Only the lines from the top of the records below through the line containing "const rightTicks = [0,200,400,600,800,1000,1200];" should be printed, exactly and without pictures.

* START *

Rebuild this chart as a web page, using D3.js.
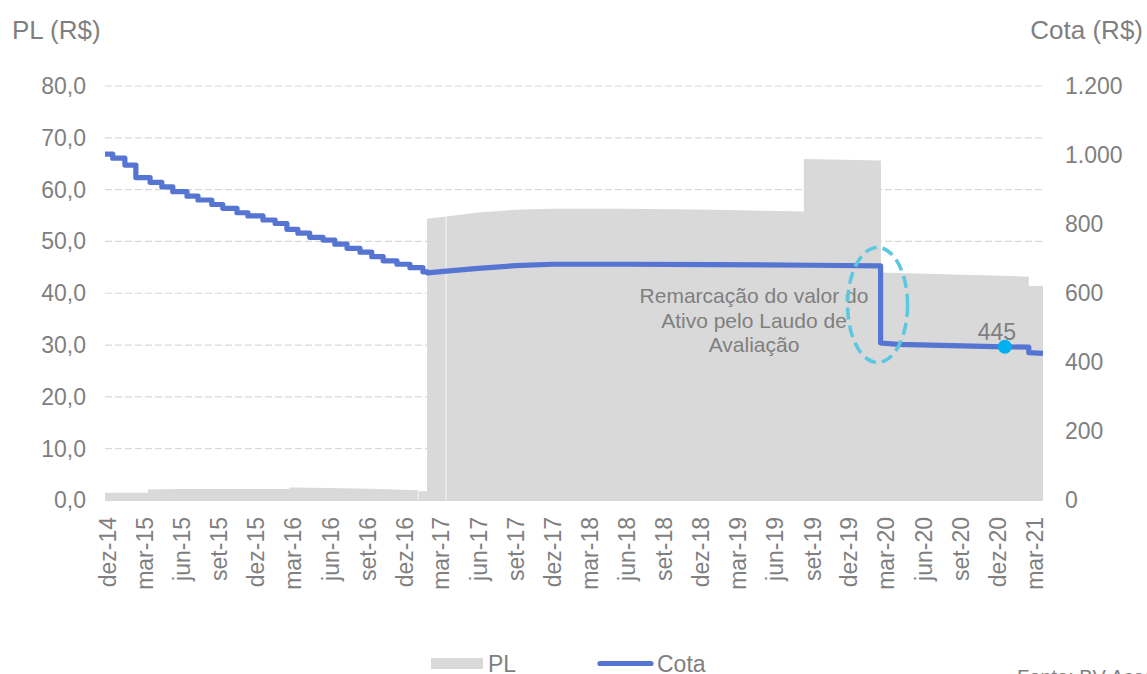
<!DOCTYPE html>
<html>
<head>
<meta charset="utf-8">
<script src="https://cdn.jsdelivr.net/npm/d3@7"></script>
<style>
  html, body { margin: 0; padding: 0; background: #fff; overflow: hidden; }
  svg { display: block; font-family: "Liberation Sans", Arial, sans-serif; }
  text { fill: #7f7f7f; }
</style>
</head>
<body>
<svg id="chart" width="1147" height="674"></svg>
<script>
// ---------- DATA ----------
const xTickLabels = ["dez-14","mar-15","jun-15","set-15","dez-15","mar-16","jun-16","set-16","dez-16",
  "mar-17","jun-17","set-17","dez-17","mar-18","jun-18","set-18","dez-18","mar-19","jun-19","set-19",
  "dez-19","mar-20","jun-20","set-20","dez-20","mar-21"];
const firstTickDate = "2014-12-01";
const leftTicks = [0,10,20,30,40,50,60,70,80];
const rightTicks = [0,200,400,600,800,1000,1200];

// PL (R$ milhões) - area, left axis
const plDates  = ["2014-11-25","2015-03-11","2015-03-11","2015-06-01","2016-02-20","2016-02-24","2016-06-01","2016-10-01",
  "2017-01-04","2017-01-04","2017-01-26","2017-01-26","2017-03-14","2017-06-01","2017-09-01","2017-12-01",
  "2018-06-01","2019-01-01","2019-08-12","2019-08-12","2020-02-18","2020-02-18","2021-02-16","2021-02-16","2021-03-23"];
const plValues = [1.5,1.5,2.1,2.2,2.2,2.5,2.4,2.2,
  2.0,1.8,1.8,54.4,54.8,55.6,56.1,56.3,
  56.3,56.1,55.8,65.9,65.6,44.0,43.2,41.4,41.4];
const plGapDates = ["2017-01-04","2017-03-14"];

// Cota (R$) - monthly stepped part, right axis
const cotaStepDates = ["2014-11-25","2014-12-14","2015-01-13","2015-02-09","2015-03-16","2015-04-14","2015-05-11",
  "2015-06-15","2015-07-12","2015-08-15","2015-09-11","2015-10-16","2015-11-12","2015-12-19","2016-01-18",
  "2016-02-16","2016-03-14","2016-04-12","2016-05-15","2016-06-13","2016-07-13","2016-08-14","2016-09-12",
  "2016-10-10","2016-11-13","2016-12-15","2017-01-16"];
const cotaStepValues = [1003,991,971,935,921,908,894,
  881,870,857,846,833,824,812,802,
  785,774,762,754,742,730,719,706,
  694,684,674,662];
// Cota - continuous part
const cotaDates  = ["2017-01-27","2017-03-15","2017-06-01","2017-09-01","2017-12-01","2018-06-01","2019-01-01",
  "2019-09-01","2020-02-17","2020-02-17","2020-04-01","2020-12-19","2021-02-16","2021-02-16","2021-03-23"];
const cotaValues = [659,664,672,680,684,684,683,
  681,679,456,452,445,444,428,426];

const markerDate = "2020-12-19";
const markerValue = 445;
const markerLabel = "445";

const annotationLines = ["Remarcação do valor do", "Ativo pelo Laudo de", "Avaliação"];
const annotationDate = "2020-02-17";
const annotationRange = [456, 679];

// ---------- CHART ----------
const parse = d3.timeParse("%Y-%m-%d");
const svg = d3.select("#chart");

const x = d3.scaleTime()
  .domain([parse("2014-11-25"), parse("2021-03-23")])
  .range([105, 1043]);
const yL = d3.scaleLinear().domain([0, 80]).range([500.5, 86]);
const yR = d3.scaleLinear().domain([0, 1200]).range([500.5, 86]);

const fmtL = v => d3.format(".1f")(v).replace(".", ",");
const fmtR = v => d3.format(",")(v).replace(/,/g, ".");

// gridlines
svg.append("g").selectAll("line").data(leftTicks.filter(d => d > 0)).join("line")
  .attr("x1", 105).attr("x2", 1043)
  .attr("y1", d => yL(d)).attr("y2", d => yL(d))
  .attr("stroke", "#d9d9d9").attr("stroke-width", 1.2)
  .attr("stroke-dasharray", "7,3");

// PL area
const plData = plDates.map((d, i) => ({ date: parse(d), value: plValues[i] }));
svg.append("path").datum(plData)
  .attr("fill", "#d9d9d9")
  .attr("d", d3.area().x(d => x(d.date)).y0(yL(0)).y1(d => yL(d.value)));

// thin seams in the area
const plAt = dt => { let v = 0; plData.forEach(p => { if (p.date <= dt) v = p.value; }); return v; };
svg.append("g").selectAll("line").data(plGapDates.map(parse)).join("line")
  .attr("x1", d => x(d)).attr("x2", d => x(d))
  .attr("y1", yL(0)).attr("y2", d => yL(plAt(d)))
  .attr("stroke", "#ffffff").attr("stroke-width", 1).attr("opacity", 0.8);

// axis baseline
svg.append("line").attr("x1", 105).attr("x2", 1043).attr("y1", yL(0)).attr("y2", yL(0))
  .attr("stroke", "#d9d9d9").attr("stroke-width", 1);

// left axis
const axL = d3.axisLeft(yL).tickValues(leftTicks).tickFormat(fmtL).tickSize(0).tickPadding(0);
const gL = svg.append("g").attr("transform", "translate(86,0)").call(axL);
gL.select(".domain").remove();
gL.selectAll("text").attr("font-size", 23).attr("fill", "#7f7f7f").attr("font-family", "Liberation Sans, Arial, sans-serif");

// right axis
const axR = d3.axisRight(yR).tickValues(rightTicks).tickFormat(fmtR).tickSize(0).tickPadding(0);
const gR = svg.append("g").attr("transform", "translate(1065,0)").call(axR);
gR.select(".domain").remove();
gR.selectAll("text").attr("font-size", 23).attr("fill", "#7f7f7f").attr("font-family", "Liberation Sans, Arial, sans-serif");

// x axis labels
const t0 = parse(firstTickDate);
const xTickDates = xTickLabels.map((l, i) => d3.timeMonth.offset(t0, 3 * i));
const axX = d3.axisBottom(x).tickValues(xTickDates).tickFormat((d, i) => xTickLabels[i]).tickSize(0).tickPadding(0);
const gX = svg.append("g").attr("transform", "translate(0,517)").call(axX);
gX.select(".domain").remove();
gX.selectAll("text")
  .attr("font-size", 23).attr("fill", "#7f7f7f").attr("font-family", "Liberation Sans, Arial, sans-serif")
  .attr("text-anchor", "end")
  .attr("transform", "rotate(-90)")
  .attr("x", 0).attr("y", 0).attr("dy", "0.35em");

// axis titles
svg.append("text").attr("x", 12).attr("y", 39).attr("font-size", 26).text("PL (R$)");
svg.append("text").attr("x", 1143).attr("y", 39).attr("font-size", 26).attr("text-anchor", "end").text("Cota (R$)");

// Cota line
const cotaPts = [];
cotaStepDates.forEach((d, i) => {
  const nextD = i < cotaStepDates.length - 1 ? cotaStepDates[i + 1] : cotaDates[0];
  cotaPts.push({ date: parse(d), value: cotaStepValues[i] });
  cotaPts.push({ date: parse(nextD), value: cotaStepValues[i] });
});
cotaDates.forEach((d, i) => cotaPts.push({ date: parse(d), value: cotaValues[i] }));
svg.append("path").datum(cotaPts)
  .attr("fill", "none").attr("stroke", "#5675d2").attr("stroke-width", 5.2)
  .attr("stroke-linejoin", "round").attr("stroke-linecap", "butt")
  .attr("d", d3.line().x(d => x(d.date)).y(d => yR(d.value)));

// annotation text
const ann = svg.append("text").attr("font-size", 21).attr("text-anchor", "middle");
annotationLines.forEach((l, i) => {
  ann.append("tspan").attr("x", 754).attr("y", 303 + i * 24.5).text(l);
});

// ellipse
const ed = parse(annotationDate);
svg.append("ellipse")
  .attr("cx", x(ed) - 3)
  .attr("cy", (yR(annotationRange[0]) + yR(annotationRange[1])) / 2 + 0.5)
  .attr("rx", 30).attr("ry", 57.5)
  .attr("fill", "none").attr("stroke", "#5bc8e0").attr("stroke-width", 3.5)
  .attr("stroke-dasharray", "12,6");

// marker
const md = parse(markerDate);
svg.append("circle").attr("cx", x(md)).attr("cy", yR(markerValue)).attr("r", 7).attr("fill", "#00b0f0");
svg.append("text").attr("x", x(md) - 8).attr("y", yR(markerValue) - 7)
  .attr("font-size", 23).attr("text-anchor", "middle").text(markerLabel);

// legend
svg.append("rect").attr("x", 431).attr("y", 658).attr("width", 52).attr("height", 11).attr("fill", "#d9d9d9");
svg.append("text").attr("x", 488).attr("y", 672).attr("font-size", 23).text("PL");
svg.append("line").attr("x1", 600).attr("x2", 651).attr("y1", 663.5).attr("y2", 663.5)
  .attr("stroke", "#5675d2").attr("stroke-width", 5.2).attr("stroke-linecap", "round");
svg.append("text").attr("x", 657).attr("y", 672).attr("font-size", 23).text("Cota");

// source (clipped at bottom)
svg.append("text").attr("x", 1017).attr("y", 684).attr("font-size", 20).text("Fonte: BV Asset");
</script>
</body>
</html>
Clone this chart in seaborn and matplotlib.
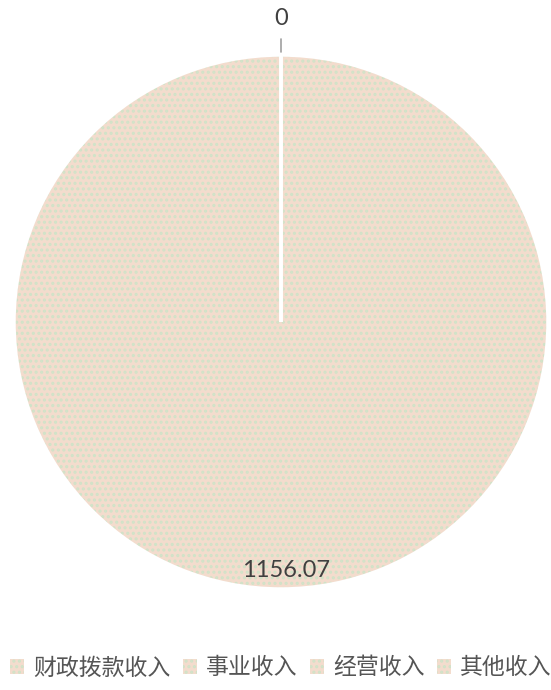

* END *

#### RESULT FOR THIS EXERCISE
Rebuild this chart as a web page, using D3.js.
<!DOCTYPE html>
<html>
<head>
<meta charset="utf-8">
<script src="https://cdn.jsdelivr.net/npm/d3@7"></script>
<style>
  html, body { margin: 0; padding: 0; background: #fff; overflow: hidden; }
  svg { display: block; font-family: "Liberation Sans", Arial, sans-serif; }
  text { fill: #7f7f7f; }
</style>
</head>
<body>
<svg id="chart" width="1147" height="674"></svg>
<script>
// ---------- DATA ----------
const xTickLabels = ["dez-14","mar-15","jun-15","set-15","dez-15","mar-16","jun-16","set-16","dez-16",
  "mar-17","jun-17","set-17","dez-17","mar-18","jun-18","set-18","dez-18","mar-19","jun-19","set-19",
  "dez-19","mar-20","jun-20","set-20","dez-20","mar-21"];
const firstTickDate = "2014-12-01";
const leftTicks = [0,10,20,30,40,50,60,70,80];
const rightTicks = [0,200,400,600,800,1000,1200];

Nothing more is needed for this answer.